A couple of days ago the sky blocked the sun, transforming it into a faint white disk hanging weakly above the hills. The air was caramel-colored and the wind whipped around our yard, knocking over lawn chairs, children... anything unanchored, basically.
Our dog Sussi had enough sense to lay low, only her nose raised, eyes squinting with cautious curiosity.
"It's a summer wind," my ten year old explained, shouting above the roar of the dry gale. The boy from across the street nodded agreement with my 7 and 8 year olds following suit. "It means that this is the first day of summer," he added.
I have always thought of dust storms as transitory events that happen only in the Midwestern Plains in the U.S. An hour or two, no more -- but not here in the vortex of the universe.
Like everything else in Israel, this storm was more intense, lasted longer and felt like an ancient memory welling up from my soul, one that reminding me of the trek from Egypt to the thunder of the Ten Commandments.
The storm lasted all day long and into the night, covering leaves and flowers with a dusty, flour-like coat. Greenhorn that I am, I found it fascinating, its cool wind outweighing the bother of the sand. So like a fool I left my bedroom windows open, all of them, screens rattling, storm howling and the dog silent in the face of its fury. I fell asleep to its music, in fact -- only to awaken an hour later because it was difficult to breathe.

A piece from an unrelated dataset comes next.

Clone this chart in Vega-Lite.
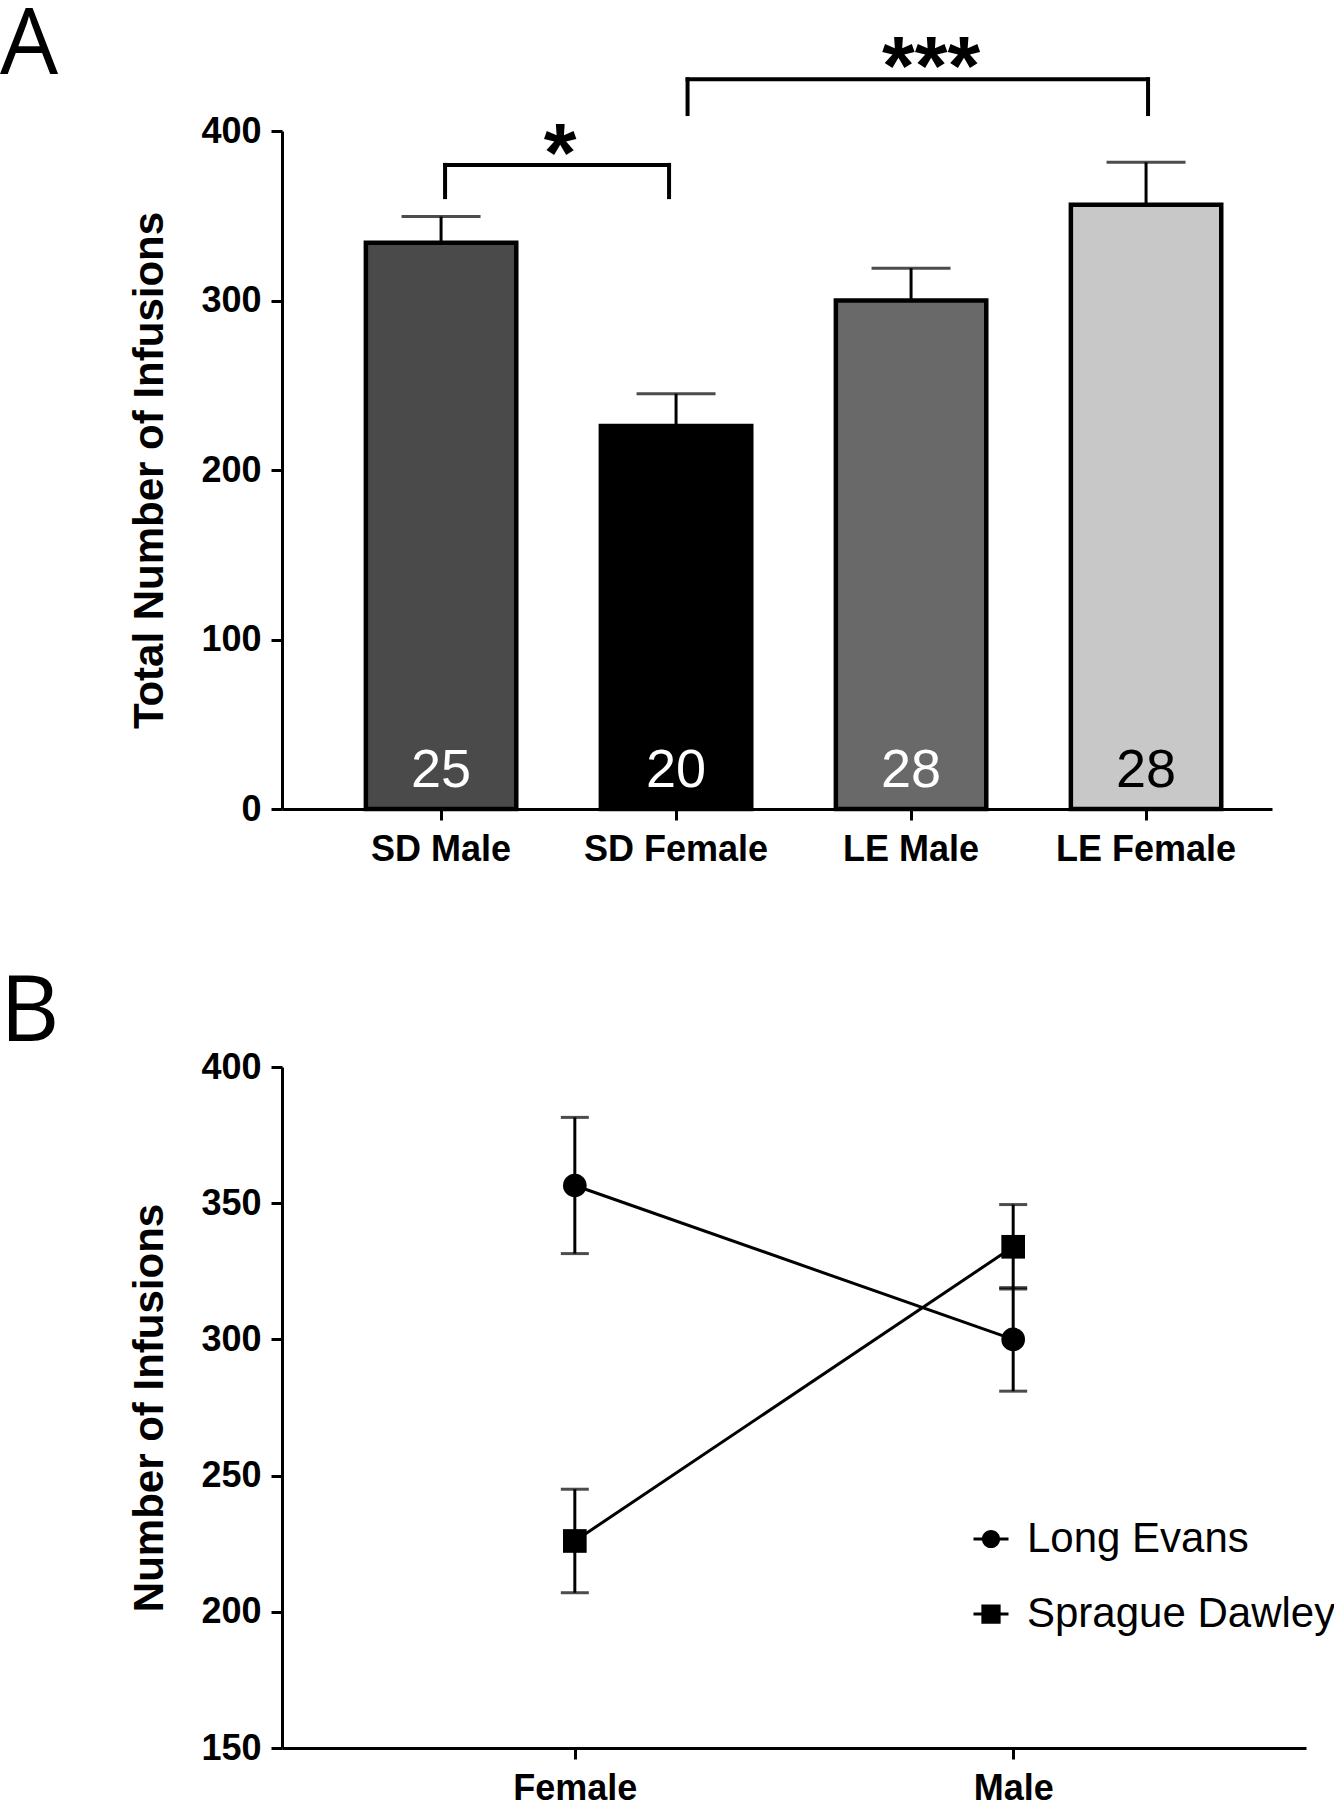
{
  "$schema": "https://vega.github.io/schema/vega-lite/v6.json",
  "background": "white",
  "padding": 0,
  "spacing": 100,
  "datasets": {
    "groups": [
      {"group": "SD Male", "strain": "Sprague Dawley", "sex": "Male", "mean": 334, "upper": 349.5, "lower": 318.5, "n": "25"},
      {"group": "SD Female", "strain": "Sprague Dawley", "sex": "Female", "mean": 226, "upper": 245, "lower": 207, "n": "20"},
      {"group": "LE Male", "strain": "Long Evans", "sex": "Male", "mean": 300, "upper": 319, "lower": 281, "n": "28"},
      {"group": "LE Female", "strain": "Long Evans", "sex": "Female", "mean": 356.5, "upper": 381.5, "lower": 331.5, "n": "28"}
    ],
    "brackets": [
      {"bracket": "b1", "from": "SD Male", "to": "SD Female", "top": 380, "bottom": 361, "stars": "*"},
      {"bracket": "b2", "from": "SD Female", "to": "LE Female", "top": 430.5, "bottom": 410, "stars": "***"}
    ]
  },
  "config": {
    "view": {"stroke": null},
    "axis": {
      "domainColor": "black", "domainWidth": 3, "tickColor": "black", "tickWidth": 3, "tickSize": 11,
      "labelFont": "Liberation Sans", "labelFontWeight": "bold", "labelFontSize": 36, "labelColor": "black", "labelPadding": 10, "labelLimit": 0,
      "titleFont": "Liberation Sans", "titleFontWeight": "bold", "titleFontSize": 42, "titleColor": "black", "titlePadding": 29,
      "grid": false
    },
    "axisX": {"labelPadding": 12}
  },
  "vconcat": [
    {
      "width": 990,
      "height": 678,
      "title": {"text": "A", "anchor": "start", "frame": "group", "dx": -282, "offset": -138, "baseline": "alphabetic", "font": "Open Sans", "fontSize": 92, "fontWeight": "normal", "color": "black"},
      "layer": [
        {
          "data": {"name": "groups"},
          "mark": {"type": "rule", "strokeWidth": 3, "color": "black"},
          "encoding": {
            "x": {"field": "group", "type": "nominal", "sort": ["SD Male", "SD Female", "LE Male", "LE Female"],
                  "scale": {"domain": ["SD Male", "SD Female", "LE Male", "LE Female"], "paddingInner": 0.36, "paddingOuter": 0.2864, "align": 0.623},
                  "axis": {"title": null, "labelAngle": 0}},
            "y": {"field": "mean", "type": "quantitative", "scale": {"domain": [0, 400], "nice": false},
                  "axis": {"values": [0, 100, 200, 300, 400], "title": "Total Number of Infusions"}},
            "y2": {"field": "upper"}
          }
        },
        {
          "data": {"name": "groups"},
          "mark": {"type": "tick", "size": 79, "thickness": 3, "color": "black"},
          "encoding": {
            "x": {"field": "group", "type": "nominal"},
            "y": {"field": "upper", "type": "quantitative"}
          }
        },
        {
          "data": {"name": "groups"},
          "mark": {"type": "bar", "stroke": "black", "strokeWidth": 4.5},
          "encoding": {
            "x": {"field": "group", "type": "nominal"},
            "y": {"field": "mean", "type": "quantitative"},
            "color": {"field": "group", "type": "nominal", "legend": null,
                      "scale": {"domain": ["SD Male", "SD Female", "LE Male", "LE Female"], "range": ["#4a4a4a", "#000000", "#696969", "#c8c8c8"]}}
          }
        },
        {
          "data": {"name": "groups"},
          "mark": {"type": "text", "font": "Liberation Sans", "fontSize": 54, "baseline": "alphabetic", "align": "center"},
          "encoding": {
            "x": {"field": "group", "type": "nominal"},
            "y": {"datum": 13, "type": "quantitative"},
            "text": {"field": "n"},
            "color": {"condition": {"test": "datum.group === 'LE Female'", "value": "black"}, "value": "white"}
          }
        },
        {
          "data": {"name": "brackets"},
          "transform": [{"filter": "datum.bracket === 'b1'"}],
          "mark": {"type": "rule", "strokeWidth": 4, "color": "black", "strokeCap": "square", "xOffset": 4, "x2Offset": -7},
          "encoding": {
            "x": {"field": "from", "type": "nominal", "bandPosition": 0.5},
            "x2": {"field": "to", "bandPosition": 0.5},
            "y": {"field": "top", "type": "quantitative"}
          }
        },
        {
          "data": {"name": "brackets"},
          "transform": [{"filter": "datum.bracket === 'b1'"}],
          "mark": {"type": "rule", "strokeWidth": 4, "color": "black", "strokeCap": "square", "xOffset": 4},
          "encoding": {
            "x": {"field": "from", "type": "nominal"},
            "y": {"field": "bottom", "type": "quantitative"},
            "y2": {"field": "top"}
          }
        },
        {
          "data": {"name": "brackets"},
          "transform": [{"filter": "datum.bracket === 'b1'"}],
          "mark": {"type": "rule", "strokeWidth": 4, "color": "black", "strokeCap": "square", "xOffset": -7},
          "encoding": {
            "x": {"field": "to", "type": "nominal"},
            "y": {"field": "bottom", "type": "quantitative"},
            "y2": {"field": "top"}
          }
        },
        {
          "data": {"name": "brackets"},
          "transform": [{"filter": "datum.bracket === 'b2'"}],
          "mark": {"type": "rule", "strokeWidth": 4, "color": "black", "strokeCap": "square", "xOffset": 11.5, "x2Offset": 2},
          "encoding": {
            "x": {"field": "from", "type": "nominal", "bandPosition": 0.5},
            "x2": {"field": "to", "bandPosition": 0.5},
            "y": {"field": "top", "type": "quantitative"}
          }
        },
        {
          "data": {"name": "brackets"},
          "transform": [{"filter": "datum.bracket === 'b2'"}],
          "mark": {"type": "rule", "strokeWidth": 4, "color": "black", "strokeCap": "square", "xOffset": 11.5},
          "encoding": {
            "x": {"field": "from", "type": "nominal"},
            "y": {"field": "bottom", "type": "quantitative"},
            "y2": {"field": "top"}
          }
        },
        {
          "data": {"name": "brackets"},
          "transform": [{"filter": "datum.bracket === 'b2'"}],
          "mark": {"type": "rule", "strokeWidth": 4, "color": "black", "strokeCap": "square", "xOffset": 2},
          "encoding": {
            "x": {"field": "to", "type": "nominal"},
            "y": {"field": "bottom", "type": "quantitative"},
            "y2": {"field": "top"}
          }
        },
        {
          "data": {"name": "brackets"},
          "transform": [{"filter": "datum.bracket === 'b1'"}],
          "mark": {"type": "text", "font": "Liberation Sans", "fontWeight": "bold", "fontSize": 84, "baseline": "alphabetic", "align": "center", "color": "black", "xOffset": 119, "dy": 17},
          "encoding": {
            "x": {"field": "from", "type": "nominal"},
            "y": {"field": "top", "type": "quantitative"},
            "text": {"field": "stars"}
          }
        },
        {
          "data": {"name": "brackets"},
          "transform": [{"filter": "datum.bracket === 'b2'"}],
          "mark": {"type": "text", "font": "Liberation Sans", "fontWeight": "bold", "fontSize": 84, "baseline": "alphabetic", "align": "center", "color": "black", "xOffset": 255, "dy": 16},
          "encoding": {
            "x": {"field": "from", "type": "nominal"},
            "y": {"field": "top", "type": "quantitative"},
            "text": {"field": "stars"}
          }
        }
      ]
    },
    {
      "width": 1024,
      "height": 681,
      "title": {"text": "B", "anchor": "start", "frame": "group", "dx": -282, "offset": -84, "baseline": "alphabetic", "font": "Open Sans", "fontSize": 92, "fontWeight": "normal", "color": "black"},
      "data": {"name": "groups"},
      "layer": [
        {
          "mark": {"type": "rule", "strokeWidth": 3, "color": "black"},
          "encoding": {
            "x": {"field": "sex", "type": "nominal", "scale": {"type": "point", "domain": ["Female", "Male"], "padding": 0.668},
                  "axis": {"title": null, "labelAngle": 0}},
            "y": {"field": "lower", "type": "quantitative", "scale": {"domain": [150, 400], "nice": false},
                  "axis": {"values": [150, 200, 250, 300, 350, 400], "title": "Number of Infusions"}},
            "y2": {"field": "upper"}
          }
        },
        {
          "mark": {"type": "tick", "size": 28, "thickness": 3, "color": "black"},
          "encoding": {
            "x": {"field": "sex", "type": "nominal"},
            "y": {"field": "lower", "type": "quantitative"}
          }
        },
        {
          "mark": {"type": "tick", "size": 28, "thickness": 3, "color": "black"},
          "encoding": {
            "x": {"field": "sex", "type": "nominal"},
            "y": {"field": "upper", "type": "quantitative"}
          }
        },
        {
          "mark": {"type": "line", "strokeWidth": 3, "color": "black"},
          "encoding": {
            "x": {"field": "sex", "type": "nominal"},
            "y": {"field": "mean", "type": "quantitative"},
            "detail": {"field": "strain", "type": "nominal"}
          }
        },
        {
          "mark": {"type": "point", "filled": true, "size": 560, "color": "black", "opacity": 1},
          "encoding": {
            "x": {"field": "sex", "type": "nominal"},
            "y": {"field": "mean", "type": "quantitative"},
            "shape": {"field": "strain", "type": "nominal", "legend": null,
                      "scale": {"domain": ["Long Evans", "Sprague Dawley"], "range": ["circle", "square"]}}
          }
        },
        {
          "mark": {"type": "point", "filled": true, "size": 100, "color": "black", "opacity": 0},
          "encoding": {
            "x": {"field": "sex", "type": "nominal"},
            "y": {"field": "mean", "type": "quantitative"},
            "shape": {"field": "strain", "type": "nominal",
                      "scale": {"domain": ["Long Evans", "Sprague Dawley"],
                                "range": ["M-1,-0.09H-0.45V0.09H-1ZM0.45,-0.09H1V0.09H0.45ZM0.52,0A0.52,0.52,0,1,1,-0.52,0A0.52,0.52,0,1,1,0.52,0Z", "M-1,-0.09H-0.5V0.09H-1ZM0.5,-0.09H1V0.09H0.5ZM-0.55,-0.55H0.55V0.55H-0.55Z"]},
                      "legend": {"title": null, "orient": "none", "legendX": 688, "legendY": 451, "padding": 0,
                                 "symbolSize": 1225, "symbolOpacity": 1, "symbolFillColor": "black", "symbolStrokeWidth": 0,
                                 "labelFont": "Liberation Sans", "labelFontSize": 42, "labelColor": "black", "labelOffset": 15, "labelLimit": 0, "rowPadding": 33}}
          }
        }
      ],
      "resolve": {"scale": {"shape": "independent"}}
    }
  ]
}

Belatedly I remembered Zarifi, my Bedouin sister, closing the metal shutters regardless of the temperature outside when the dust storms raged through the village. Too warm inside? Live with it, baby. The alternative was my current ability to breathe freely as she well knew, not to mention the film now gracing the walls, floor and furniture in our house.
I tend to learn the hard way and it sometimes takes a while till the lesson sinks in.
My husband, on the other hand, is smarter. He got up and closed the windows.